Les Français doivent comprendre qu'en consommant des produits contrefaits, c'est de manière directe ou indirecte à eux-mêmes qu'ils nuisent.
- sanctionner les contrefacteurs
Dans la suite du plan d'action du 2 juin 2004 qui a considérablement renforcé l'action des douanes, la politique du Gouvernement en la matière est, et le restera, de sanctionner les acheteurs et les contrefacteurs avec justice et sévérité : notre arsenal législatif est l'un des meilleurs d'Europe puisque la contrefaçon relève du pénal. Cette situation est loin d'être la même dans tous les pays d'Europe et le Gouvernement français soutient le travail de la Commission européenne sur un projet de directive visant à pénaliser les infractions et délits relatifs à la contrefaçon.
Cette politique de répression doit également être mise en oeuvre dans les pays de transit et dans les pays producteurs.
Je me rendrai en Turquie au mois de juin afin de sensibiliser les autorités sur le fléau de la contrefaçon et le caractère prioritaire d'une politique volontaire et efficace de lutte contre la contrefaçon.
Quant à la Chine, je me réjouis de voir les autorités progressivement s'investir dans la lutte contre la contrefaçon : beaucoup reste à faire et le Gouvernement français continuera à agir pour que ce grand pays, qui va jouer un rôle majeur dans le commerce mondial, respecte les règles d'un commerce juste, équitable, non biaisé où chacun est rétribué selon son talent et son travail et où le vol et la spoliation sont réprimés.
Vos travaux dans cette deuxième et dernière journée vont être consacrés au défi que la mondialisation pose à la protection de la propriété intellectuelle.
L'ouverture des marchés et la croissance importante des échanges qui en découle, l'expansion spectaculaire d'Internet ou l'accroissement de notre mobilité à l'échelle de la planète remettent en cause les outils de protection de la propriété intellectuelle.
Nos comportements changent et prennent une dimension mondiale ce qui nous oblige à adapter la riposte aux contrefacteurs.
Le Gouvernement est déterminé à faire évoluer notre arsenal législatif et réglementaire pour prendre en compte les nouveaux modes de contrefaçon.
L'expansion d'Internet est à cet égard un défi majeur :
* d'abord parce qu'Internet permet aux contrefacteurs situés à l'étranger de toucher des acheteurs français, notamment à travers les sites de vente en ligne ;
* ensuite parce qu'Internet est devenu le lieu de la contrefaçon numérique où se piratent les logiciels, la musique, la vidéo, les photographies ou encore les livres.
Cette menace immatérielle nécessite une réponse adaptée.
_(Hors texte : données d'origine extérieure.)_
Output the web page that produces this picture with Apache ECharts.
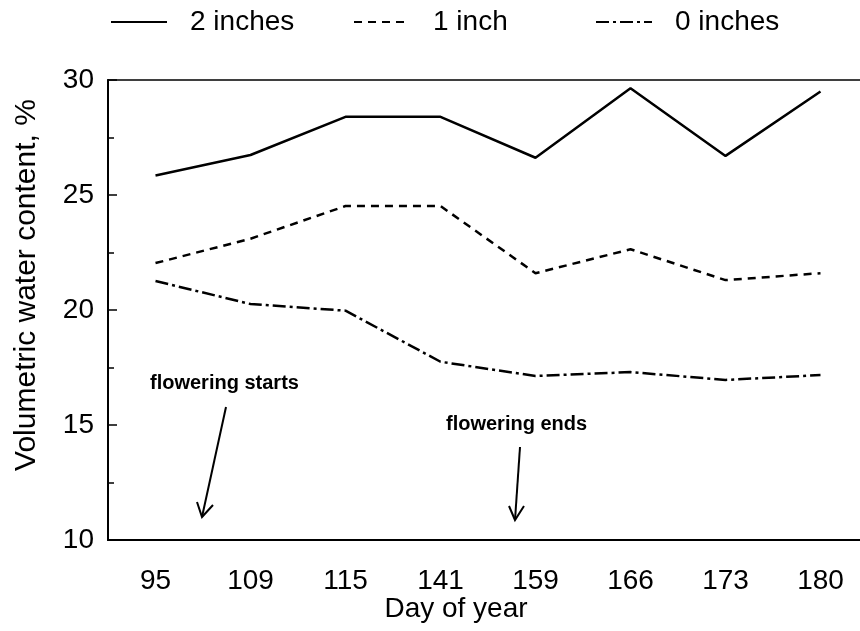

C'est pourquoi dans le projet de loi sur le droit d'auteur qui est en cours d'examen par le Parlement, le Gouvernement a poursuivi deux objectifs :
- permettre l'acquisition d'oeuvres numériques sur Internet ;
- protéger la créativité et la rémunération des artistes, gage de diversité.
L'objectif est de concilier la liberté des créateurs et la liberté des internautes.
C'est pourquoi le Gouvernement est opposé au système de licence globale et s'est attaché à bâtir un système de répression adapté qui distingue la copie pour usage privé de l'organisation d'une contrefaçon de masse.
En conclusion, et avant de vous souhaiter des travaux riches et productifs, je tiens à vous assurer de la détermination du Gouvernement à lutter contre la contrefaçon et de son soutien aux démarches que les industriels, à travers l'Union des fabricants, initient pour combattre ce fléau.
Je vous remercie de votre attention.